“Know your enemy” is a maxim fundamental to all military, political and athletic contests, both for offensive and defensive operations. To go out on the field of battle (or play) without knowing the opposition is like blindfolding one eye.
The Central Intelligence Agency has become America’s blindfolded eye in the interdependent world we live in. It is not doing the intelligence-gathering job it was designed for, and, as a result, our nation is paying bitter consequences for being unprepared for each world crisis.
The loss of Iran was due as much to a failure of intelligence as to a failure of policy. U.S. failure to assess the role of the Marxists, the PLO, and the pro-Soviet Afghani Secret Service in the anti-Shah activities led to Carter’s demand, in the name of “human rights,” that the terrorists be released from jail. They promptly fomented the successful revolution.
After the Shah was overthrown, Carter ordered Iranian military officers not to try a military coup. That was based on the false judgment that the Bakhtiar regime could maintain control.

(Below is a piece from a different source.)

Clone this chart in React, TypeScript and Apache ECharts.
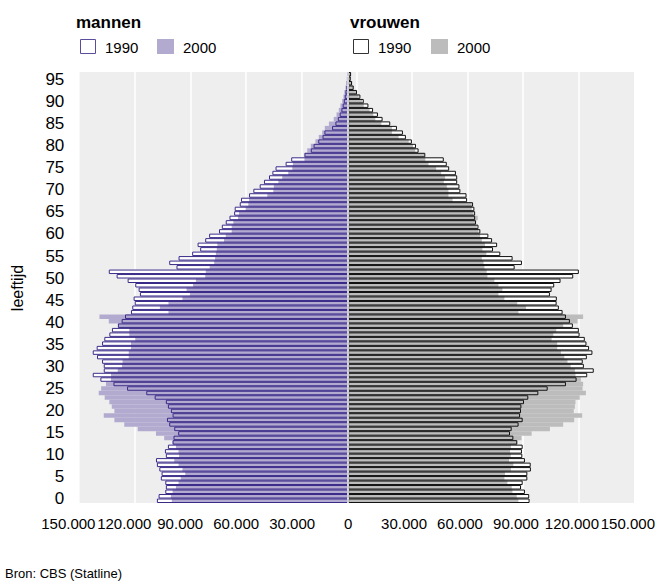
import React, { useEffect, useRef } from "react";
import * as echarts from "echarts";

const FONT = "'Liberation Sans', Arial, sans-serif";

const ages: string[] = Array.from({ length: 96 }, (_, i) => String(i));

// values in thousands, index = age 0..95
const men1990 = [102.5,101.6,98.0,97.7,98.0,100.4,100.0,101.2,102.5,103.0, 97.7,98.2,96.6,94.1,93.6,91.1,93.2,95.9,97.1,94.1, 95.0,96.6,97.7,103.7,108.2,118.5,125.8,132.8,136.9,131.0, 131.0,131.9,134.6,136.9,134.8,131.9,130.7,128.0,126.6,123.4, 121.4,119.6,116.4,115.7,114.4,115.0,111.6,112.3,114.1,118.2, 124.1,128.3,92.0,95.9,90.9,83.6,79.3,80.7,76.6,74.5, 69.2,67.7,65.6,63.6,61.1,60.8,58.1,57.4,53.1,50.8, 47.4,45.1,42.4,40.6,38.9,33.5,30.5,23.4,20.0,18.5, 16.0,13.7,12.7,8.6,6.8,5.5,4.5,3.6,2.9,2.3, 1.8,1.4,0.9,0.5,0.4,0.4];
const men2000 = [94.5,95.0,94.1,92.3,90.9,89.7,87.3,88.8,90.9,93.2, 90.6,90.9,92.3,94.1,98.6,103.0,112.8,120.0,125.3,131.0, 125.3,126.7,128.0,130.5,133.7,132.4,129.8,127.1,127.1,123.5, 121.2,120.9,117.6,117.6,116.4,116.4,114.1,117.3,117.3,123.4, 128.3,133.3,96.3,100.9,96.3,88.8,84.8,86.6,83.1,81.6, 76.6,76.3,74.2,71.8,71.3,70.9,70.4,70.1,66.5,65.6, 62.4,62.4,61.5,59.0,58.5,54.9,53.5,53.1,43.3,40.1, 39.8,37.4,35.3,32.1,29.9,29.6,23.4,23.4,21.9,20.0, 17.5,15.7,13.9,12.5,10.3,7.7,6.2,5.0,4.1,3.2, 2.5,2.0,1.4,1.1,0.7,0.5];
const women1990 = [97.3,97.1,94.8,92.7,93.6,96.1,96.1,98.0,97.9,94.8, 93.4,93.2,93.6,90.7,88.6,86.8,87.7,91.4,93.6,92.2, 92.7,92.9,94.3,96.6,102.0,107.0,116.8,122.5,128.2,131.7, 126.4,125.8,128.0,131.0,129.2,127.8,126.9,124.1,123.7,120.5, 118.9,116.8,115.0,113.0,111.8,111.9,108.2,109.1,110.5,113.9, 120.7,123.7,89.3,93.2,88.2,81.6,77.7,79.9,77.2,75.2, 70.9,69.9,68.6,68.1,68.1,67.7,67.0,63.8,63.5,60.2, 59.7,58.5,58.5,57.8,54.2,52.9,51.3,41.4,37.8,36.4, 34.2,31.0,29.4,26.2,22.6,18.5,16.0,13.4,10.9,8.4, 6.6,4.8,3.0,2.1,1.4,1.6];
const women2000 = [91.3,90.4,88.1,87.7,85.4,83.8,84.1,87.3,88.6,86.3, 87.2,86.8,87.3,90.7,93.0,98.4,108.2,115.3,121.2,125.5, 121.0,121.6,121.9,124.2,127.5,125.7,126.0,124.8,121.9,121.6, 119.3,117.6,115.9,114.1,112.1,112.1,109.1,110.0,111.6,115.3, 123.0,126.0,91.3,95.4,90.7,83.8,80.6,82.7,80.6,78.4, 74.7,74.3,73.1,72.6,71.7,74.1,72.0,73.4,71.7,70.8, 69.9,69.0,68.1,69.5,67.2,66.3,66.3,56.0,53.8,53.8, 52.9,51.3,52.0,49.9,47.2,43.1,41.4,41.0,36.0,34.8, 32.5,27.1,23.5,23.5,17.8,14.6,13.5,11.5,8.4,7.5, 5.7,4.3,3.0,2.3,1.6,1.4];

const C_MEN_LINE = "#3a2a88";
const C_MEN_FILL = "#b3aad0";
const C_WOM_LINE = "#111111";
const C_WOM_FILL = "#bcbcbc";

function bar(name: string, data: number[], style: any, extra: any = {}) {
  return {
    name,
    type: "bar",
    xAxisIndex: 1,
    yAxisIndex: 1,
    barGap: "-100%",
    barCategoryGap: "0%",
    silent: true,
    data,
    itemStyle: style,
    ...extra,
  };
}

export default function App() {
  const ref = useRef<HTMLDivElement>(null);
  useEffect(() => {
    if (!ref.current) return;
    const chart = echarts.init(ref.current, undefined, { renderer: "svg" });
    const neg = (a: number[]) => a.map((v) => -v);
    const fmt = (v: number) => (v === 0 ? "0" : Math.abs(v) + ".000");
    chart.setOption({
      animation: false,
      backgroundColor: "#ffffff",
      textStyle: { fontFamily: FONT },
      grid: [
        { left: 79.6, top: 72, width: 554.4, height: 431, show: true, backgroundColor: "#eeeeee", borderWidth: 0 },
        { left: 68.3, top: 72, width: 562, height: 431 },
        { left: 68.3, top: 77.1, width: 562, height: 424.1 },
      ],
      xAxis: [
        {
          gridIndex: 0, type: "value", min: 0, max: 10, interval: 1,
          axisLine: { show: false }, axisTick: { show: false }, axisLabel: { show: false },
          splitLine: { show: true, showMinLine: false, showMaxLine: false, lineStyle: { color: "#ffffff", width: 1.5 } },
        },
        {
          gridIndex: 1, type: "value", min: -150, max: 150, interval: 30,
          axisLine: { show: false }, axisTick: { show: false }, splitLine: { show: false },
          axisLabel: { formatter: fmt, color: "#000", fontSize: 15, margin: 13, fontFamily: FONT, showMinLabel: true, showMaxLabel: true, hideOverlap: false },
        },
        { gridIndex: 2, type: "value", min: -150, max: 150, show: false },
      ],
      yAxis: [
        { gridIndex: 0, type: "value", show: false },
        {
          gridIndex: 1, type: "category", data: ages,
          axisLine: { show: false }, axisTick: { show: false }, splitLine: { show: false },
          axisLabel: { show: false },
        },
        {
          gridIndex: 2, type: "category", data: ages,
          axisLine: { show: false }, axisTick: { show: false }, splitLine: { show: false },
          axisLabel: { interval: 4, color: "#000", fontSize: 17, margin: 4, fontFamily: FONT },
        },
      ],
      series: [
        bar("mannen 1990 vlak", neg(men1990), { color: "#ffffff" }),
        bar("mannen 2000", neg(men2000), { color: C_MEN_FILL }),
        bar("mannen 1990", neg(men1990), { color: "rgba(0,0,0,0)", borderColor: C_MEN_LINE, borderWidth: 1 }),
        bar("vrouwen 1990 vlak", women1990, { color: "#ffffff" }),
        bar("vrouwen 2000", women2000, { color: C_WOM_FILL }),
        bar("vrouwen 1990", women1990, { color: "rgba(0,0,0,0)", borderColor: C_WOM_LINE, borderWidth: 1 }, {
          markLine: {
            silent: true, symbol: "none", label: { show: false },
            lineStyle: { color: "#ffffff", width: 1.5, type: "solid" },
            data: [{ xAxis: 0 }],
          },
        }),
      ],
      graphic: [
        { type: "text", x: 76, y: 22, style: { text: "mannen", font: `bold 17px ${FONT}`, fill: "#000", verticalAlign: "middle" } },
        { type: "rect", shape: { x: 80.5, y: 39.5, width: 15, height: 14 }, style: { fill: "#ffffff", stroke: "#5b4c9c", lineWidth: 1 } },
        { type: "text", x: 105, y: 47, style: { text: "1990", font: `15px ${FONT}`, fill: "#000", verticalAlign: "middle" } },
        { type: "rect", shape: { x: 157, y: 39, width: 17, height: 15 }, style: { fill: C_MEN_FILL } },
        { type: "text", x: 183, y: 47, style: { text: "2000", font: `15px ${FONT}`, fill: "#000", verticalAlign: "middle" } },
        { type: "text", x: 350, y: 22, style: { text: "vrouwen", font: `bold 17px ${FONT}`, fill: "#000", verticalAlign: "middle" } },
        { type: "rect", shape: { x: 353.5, y: 39.5, width: 15, height: 14 }, style: { fill: "#ffffff", stroke: "#333333", lineWidth: 1 } },
        { type: "text", x: 378, y: 47, style: { text: "1990", font: `15px ${FONT}`, fill: "#000", verticalAlign: "middle" } },
        { type: "rect", shape: { x: 431, y: 39, width: 17, height: 15 }, style: { fill: C_WOM_FILL } },
        { type: "text", x: 457, y: 47, style: { text: "2000", font: `15px ${FONT}`, fill: "#000", verticalAlign: "middle" } },
        { type: "text", x: 17, y: 288, rotation: Math.PI / 2, style: { text: "leeftijd", font: `16px ${FONT}`, fill: "#000", align: "center", verticalAlign: "middle" } },
        { type: "text", x: 5, y: 573, style: { text: "Bron: CBS (Statline)", font: `13px ${FONT}`, fill: "#000", verticalAlign: "middle" } },
      ],
    });
    return () => chart.dispose();
  }, []);
  return <div ref={ref} style={{ position: "fixed", left: 0, top: 0, width: 658, height: 584 }} />;
}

Hundreds of military officers who took Carter’s bad advice (transmitted via General Robert Huyser) were executed by Khomeini kangaroo courts.
When the alleged Iranian students captured the U.S. embassy and imprisoned American hostages, it took weeks for the Carter Administration to discover that the students are Marxists with PLO and other terrorist connections. “We can’t use anti-Khomeini factions to overthrow him and release the American hostages because we have no reliable intelligence contacts inside Iran.
U.S. intelligence failures in Afghanistan have been just as bad. The Soviet takeover didn’t begin in January 1980 when the Russian tanks and troops rolled in. The troop movement was only a demonstration of the Brezhnev doctrine: “we use troops to keep what we have already taken.”
The Soviets actually took Afghanistan nearly two years ago when they co-opted the Afghani military operations and installed a pro-Soviet regime in Kabul. But U.S. intelligence didn’t seem to realize it, even when the U.S. Ambassador to Afghanistan was murdered with Soviet officials as spectators.
Last year, the Carter Administration transferred nearly $400 million of U.S. military equipment to North Yemen (via Saudi Arabia) based on the assessment that North Yemen was friendly to the West. North Yemen is now letting Soviet military personnel train its army and police (using our equipment).
It took the Carter Administration many months to confirm and admit that a Soviet combat brigade is in Cuba. Like the spouse who is always the last to find out about infidelity, the Carter Administration was the last to learn how the Soviets have built up a military base in Cuba during the last three years with MIG-23 fighter-bombers, two Foxtrot-class submarines, and a new Cienfuegos pier to service submarines.
There is only one agency capable of ferreting out and transmitting the foreign intelligence information we need: the CIA. It certainly hasn’t been a paradigm of virtue or accuracy, but it’s better than flying blindfolded from crisis to crisis.
The CIA has been sabotaged by a combination of internal “reforms” and external exposes carried out by American civil libertarians who think the grassroots must be privy to every national-security secret. “Reform” is probably the most misused word in the English language, but it takes more than usual gall to apply “reform” to the forcible retirement of some 2,000 of the most experienced CIA senior personnel, plus another 820 from the division responsible for covert operations.
New regulations imposed as a result of the Church and Pike Committee exposes now give 74 Senators “oversight” privileges over CIA. Did you ever try telling something to 74 persons and asking them to keep it secret?
The time has come to restore the intelligence-gathering effectiveness of the CIA by rebuilding the morale of dedicated personnel and redefining their ability to do their job free from Congressional meddling.